The performances of the seasoned actresses in 3 were both moving and funny. There is usually abundant criticism for plays about women written by men, but Samuelsen is too keen an observer of human behavior to invite such condemnation. The women in 3 are complex character studies, only falling into stereotype for occasional humor. In some ways, 3 is closest to Peculiarities (2003) of all Samuelsen’s other work. Peculiarities comprises six vignettes that explore LDS youth and sexuality. 3 could easily be seen as a sequel to what happens to the young women in Peculiarities in adulthood, exploring how they adjust their lives to meet the expectations of their culture.
Final Curtain Call and New Beginnings
In scouring the Internet, one is hard-pressed to find a negative review of Samuelsen’s plays in Plan-B’s “The Season of Eric.” This leads to the question: How does one measure success? Audience attendance for this season was good, to say the least (the season played to 93 percent capacity with Clearing Bombs, and 3 completely sold out).However, it is clear that Samuelsen realized his professional triumph when he learned that a season was to be devoted to his work, and he is vocal in his gratefulness to Plan-B Theatre.
On their blog in December 2013, Plan-B Theatre Company gave their artists and patrons a chance to publically describe what Plan-B Theatre is or means, to which Samuelsen contributed, “Plan-B means a life buoy thrown to a drowning man.”These are strong and meaningful words from someone recently retired from his life’s work and struggling with serious health concerns.
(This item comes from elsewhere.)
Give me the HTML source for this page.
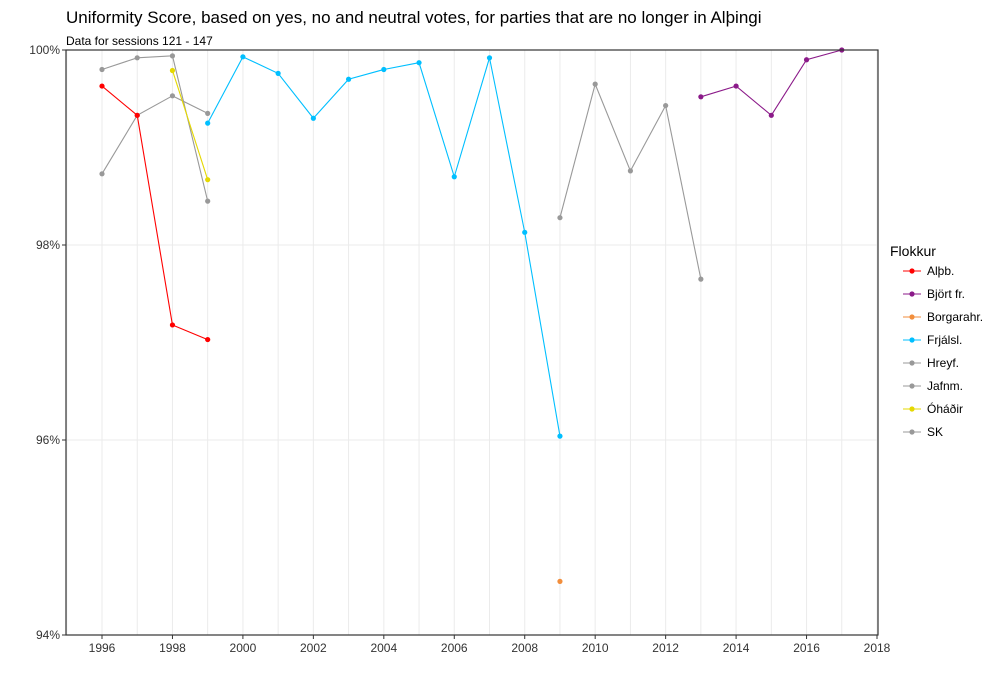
<!DOCTYPE html>
<html><head><meta charset="utf-8"><style>
body{margin:0;background:#fff;font-family:"Liberation Sans",sans-serif;}
svg text{font-family:"Liberation Sans",sans-serif;}
</style></head><body>
<svg id="c" width="1000" height="679" xmlns="http://www.w3.org/2000/svg">
<text x="66" y="23" font-size="17" fill="#000">Uniformity Score, based on yes, no and neutral votes, for parties that are no longer in Alþingi</text>
<text x="66" y="45" font-size="12" fill="#000">Data for sessions 121 - 147</text>
<g id="grid"></g><g id="marks"></g><g id="axes"></g><g id="legend"></g>
</svg>
<script>
const seriesNames=["Alþb.","Björt fr.","Borgarahr.","Frjálsl.","Hreyf.","Jafnm.","Óháðir","SK"];
const seriesColors=["#ff0000","#8b1a89","#f28e3c","#00bfff","#999999","#999999","#e5d800","#999999"];
const alpbYears=[1996,1997,1998,1999];
const alpbValues=[99.63,99.33,97.18,97.03];
const bjortYears=[2013,2014,2015,2016,2017];
const bjortValues=[99.52,99.63,99.33,99.9,100];
const borgYears=[2009];
const borgValues=[94.55];
const frjalsYears=[1999,2000,2001,2002,2003,2004,2005,2006,2007,2008,2009];
const frjalsValues=[99.25,99.93,99.76,99.3,99.7,99.8,99.87,98.7,99.92,98.13,96.04];
const hreyfYears=[2009,2010,2011,2012,2013];
const hreyfValues=[98.28,99.65,98.76,99.43,97.65];
const jafnYears=[1996,1997,1998,1999];
const jafnValues=[98.73,99.33,99.53,99.35];
const ohadYears=[1998,1999];
const ohadValues=[99.79,98.67];
const skYears=[1996,1997,1998,1999];
const skValues=[99.8,99.92,99.94,98.45];
const xTicks=[1996,1998,2000,2002,2004,2006,2008,2010,2012,2014,2016,2018];
const yTicks=[94,96,98,100];

const L=66,R=878,T=50,B=635;
const xs=y=>102+(y-1996)*(877-102)/22;
const ys=v=>B-(v-94)*(B-T)/6;
const NS="http://www.w3.org/2000/svg";
function mk(p,tag,a){const e=document.createElementNS(NS,tag);for(const k in a)e.setAttribute(k,a[k]);p.appendChild(e);return e;}
const grid=document.getElementById('grid'),marks=document.getElementById('marks'),axes=document.getElementById('axes'),lg=document.getElementById('legend');
for(let y=1995;y<=2018;y++){const g=mk(grid,'line',{x1:xs(y),x2:xs(y),y1:T,y2:B,stroke:'#ebebeb','stroke-width':1});

}
yTicks.forEach(v=>{const g=mk(grid,'line',{x1:L,x2:R,y1:ys(v),y2:ys(v),stroke:'#ebebeb','stroke-width':1});

});
const data=[[alpbYears,alpbValues],[bjortYears,bjortValues],[borgYears,borgValues],[frjalsYears,frjalsValues],[hreyfYears,hreyfValues],[jafnYears,jafnValues],[ohadYears,ohadValues],[skYears,skValues]];
const order=[4,5,7,0,1,2,3,6];
order.forEach(i=>{const [yr,vals]=data[i];const c=seriesColors[i];
if(yr.length>1){const pl=mk(marks,'polyline',{points:yr.map((y,j)=>xs(y)+','+ys(vals[j])).join(' '),fill:'none',stroke:c,'stroke-width':1.1});

}
yr.forEach((y,j)=>{const p=mk(marks,'circle',{cx:xs(y),cy:ys(vals[j]),r:2.6,fill:c});

});});
const box=mk(axes,'rect',{x:L,y:T,width:R-L,height:B-T,fill:'none',stroke:'#333','stroke-width':1.2});


xTicks.forEach(y=>{mk(axes,'line',{x1:xs(y),x2:xs(y),y1:B,y2:B+4,stroke:'#333'});
const t=mk(axes,'text',{x:xs(y),y:B+17,'font-size':12,'text-anchor':'middle',fill:'#333'});t.textContent=y;

});
yTicks.forEach(v=>{mk(axes,'line',{x1:L-4,x2:L,y1:ys(v),y2:ys(v),stroke:'#333'});
const t=mk(axes,'text',{x:L-6,y:ys(v)+4,'font-size':12,'text-anchor':'end',fill:'#333'});t.textContent=v+'%';

});
const lt=mk(lg,'text',{x:890,y:256,'font-size':14,fill:'#000'});lt.textContent='Flokkur';


seriesNames.forEach((n,i)=>{const y=271+i*23;const g=mk(lg,'g',{});


mk(g,'line',{x1:903,x2:921,y1:y,y2:y,stroke:seriesColors[i],'stroke-width':1.1});
mk(g,'circle',{cx:912,cy:y,r:2.6,fill:seriesColors[i]});
const t=mk(g,'text',{x:927,y:y+4,'font-size':12,fill:'#000'});t.textContent=n;});
</script>
</body></html>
To Samuelsen, the season was not just show business. It was personal. In his final “farewell” comments about the season, he reflected, “Obviously, the greatest five events in my life were when I married Annette, and when each of our four children were born. I’m not kidding when I say this: The Season of Eric comes sixth.” With an entire season devoted to his work, no doubt Samuelsen looks forward to even greater recognition in the Utah theatre community. He certainly can count on continued production opportunities for his plays elsewhere and at Plan-B, where his recent work Canossa, about the Investiture Controversy of 1077, began the workshop process in 2014.
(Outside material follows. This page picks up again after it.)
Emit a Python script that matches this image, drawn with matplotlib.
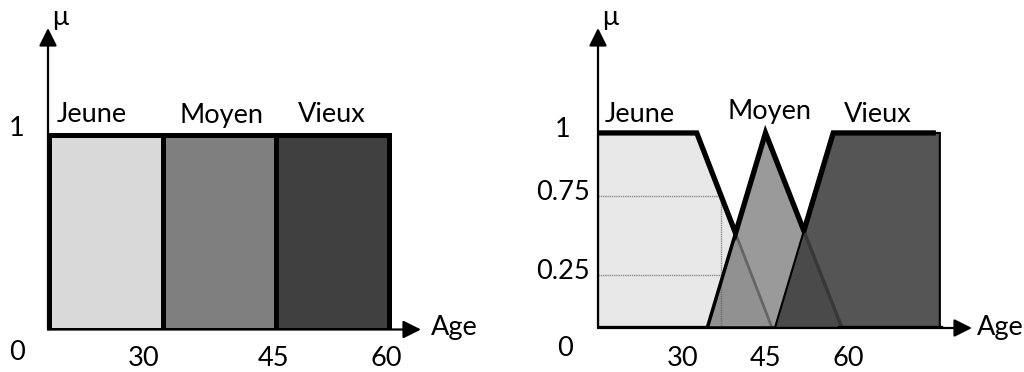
import matplotlib
matplotlib.use("Agg")
import matplotlib.pyplot as plt
import numpy as np

plt.rcParams["font.family"] = ["Lato", "DejaVu Sans"]

W, H = 1024, 372

# left chart: crisp sets (one unit per class)
crisp_labels = ["Jeune", "Moyen", "Vieux"]
crisp_start = [0, 1, 2]
crisp_width = [1, 1, 1]
crisp_colors = ["#d9d9d9", "#7f7f7f", "#404040"]
crisp_ticks = ["30", "45", "60"]

# right chart: fuzzy sets, ages
jeune_x = [14.5, 14.5, 32.5, 46.2]
jeune_mu = [0, 1, 1, 0]
moyen_x = [34.4, 45.0, 58.9]
moyen_mu = [0, 1, 0]
vieux_x = [46.7, 57.3, 76.7, 76.7]
vieux_mu = [0, 1, 1, 0]
fuzzy_ticks = [30, 45, 60]
mu_levels = [0.677, 0.272]
mu_level_labels = ["0.75", "0.25"]


def fx(x):
    return x / W


def fy(y):
    return 1 - y / H


fig = plt.figure(figsize=(W / 100, H / 100), dpi=100)

FS = 19.5


def axis_arrows(ax):
    kw = dict(arrowstyle="-|>,head_length=0.4,head_width=0.2", mutation_scale=27,
              lw=1.6, color="black", shrinkA=0, shrinkB=0)
    ax.annotate("", xy=(0, 1), xytext=(0, 0), xycoords="axes fraction",
                arrowprops=kw, annotation_clip=False, zorder=1)
    ax.annotate("", xy=(1, 0), xytext=(0, 0), xycoords="axes fraction",
                arrowprops=kw, annotation_clip=False, zorder=1)
    ax.axis("off")


# ---------- left ----------
ax1 = fig.add_axes([fx(48), fy(329.5), (421 - 48) / W, (329.5 - 28) / H])
ax1.set_xlim(-0.013, 3.279)
ax1.set_ylim(0, 1.554)
axis_arrows(ax1)
ax1.bar(crisp_start, [1, 1, 1], width=crisp_width, align="edge",
        color=crisp_colors, edgecolor="black", linewidth=3.6, zorder=3)

for x, y, s in [(92, 115, "Jeune"), (222, 115, "Moyen"), (332, 115, "Vieux")]:
    fig.text(fx(x), fy(y), s, ha="center", va="center", fontsize=FS)
for x, s in zip([144, 273, 386], crisp_ticks):
    fig.text(fx(x), fy(358), s, ha="center", va="center", fontsize=FS)
fig.text(fx(17), fy(128), "1", ha="center", va="center", fontsize=FS)
fig.text(fx(17), fy(353), "0", ha="center", va="center", fontsize=FS)
fig.text(fx(52), fy(17), "μ", ha="left", va="center", fontsize=FS)
fig.text(fx(431), fy(328), "Age", ha="left", va="center", fontsize=FS)

# ---------- right ----------
ax2 = fig.add_axes([fx(598), fy(328), (972 - 598) / W, 300 / H])
ax2.set_xlim(14.545, 82.545)
ax2.set_ylim(0, 1.538)
axis_arrows(ax2)

ax2.fill(jeune_x, jeune_mu, facecolor="#e8e8e8", edgecolor="#7a7a7a",
         linewidth=2, zorder=2)

# dotted guides
x_cut = np.interp(mu_levels[0], jeune_mu[2:][::-1], jeune_x[2:][::-1])
for lv in mu_levels:
    ax2.plot([jeune_x[0], x_cut], [lv, lv], color="#8a8a8a", lw=1,
             ls=(0, (1, 0.6)), zorder=2.5)
ax2.plot([x_cut, x_cut], [0, mu_levels[0]], color="#8a8a8a", lw=1,
         ls=(0, (1, 0.6)), zorder=2.5)

ax2.fill(moyen_x, moyen_mu, facecolor=(87 / 255, 87 / 255, 87 / 255, 0.6),
         edgecolor="black", linewidth=2.5, zorder=3)
ax2.fill(vieux_x, vieux_mu, facecolor=(64 / 255, 64 / 255, 64 / 255, 0.89),
         edgecolor="black", linewidth=1.5, zorder=4)

# outline of the union
xs = np.union1d(np.linspace(14.56, 75.5, 3000), jeune_x + moyen_x + vieux_x)
xs = xs[(xs > 14.55) & (xs <= 75.5)]
env = np.maximum.reduce([
    np.interp(xs, jeune_x[1:], jeune_mu[1:]),
    np.interp(xs, moyen_x, moyen_mu, left=0, right=0),
    np.interp(xs, vieux_x[:3], vieux_mu[:3], left=0, right=1),
])
ax2.plot(xs, env, color="black", lw=3.8, solid_joinstyle="miter", zorder=5)
ax2.plot([jeune_x[0], moyen_x[0] - 0.5], [0, 0], color="black", lw=3.8, zorder=5)
ax2.plot([moyen_x[-1] - 0.4, vieux_x[-1]], [0, 0], color="black", lw=3.8, zorder=5)
ax2.plot([jeune_x[0], jeune_x[0]], [0, 1], color="black", lw=1.6, zorder=5)

for x, y, s in [(640, 115, "Jeune"), (769, 112, "Moyen"), (878, 115, "Vieux")]:
    fig.text(fx(x), fy(y), s, ha="center", va="center", fontsize=FS)
for t in fuzzy_ticks:
    ax2.annotate(str(t), xy=(t, 0), xytext=(0, -30), textcoords="offset pixels",
                 ha="center", va="center", fontsize=FS, annotation_clip=False)
ax2.annotate("1", xy=(jeune_x[0], 1), xytext=(-35, 3), textcoords="offset pixels",
             ha="center", va="center", fontsize=FS, annotation_clip=False)
for lv, s in zip(mu_levels, mu_level_labels):
    ax2.annotate(s, xy=(jeune_x[0], lv), xytext=(-35, 3), textcoords="offset pixels",
                 ha="center", va="center", fontsize=FS, annotation_clip=False)
fig.text(fx(565), fy(348), "0", ha="center", va="center", fontsize=FS)
fig.text(fx(602), fy(17), "μ", ha="left", va="center", fontsize=FS)
fig.text(fx(977), fy(328), "Age", ha="left", va="center", fontsize=FS)

fig.savefig("out.png", dpi=100)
The notable success of Samuelsen as an individual Mormon playwright may be self-evident, but the question remains as to what “The Season of Eric” means for Mormon dramatists as a collective. The Season of Eric has certainly added to the canon of accessible LDS drama (Plan-B has made an ebook available for purchase).More importantly, however, it has added to the critical and cultural conversation of what LDS drama is and what an LDS dramatist can be. While there is a pervasive Mormon theme present in 3, Samuelsen’s other plays make it clear that his personal aesthetic is informed by his faith, not defined by it. His individual understanding of LDS belief influences the political and social messages in his work, and the themes align with the mission of Plan-B Theatre. In finding artistic common ground, the playwright and the production company have created one of the best examples of theatrical partnership the state has seen. And while their approach to activism may not bring about a revolution, it makes for good drama—Mormon or otherwise.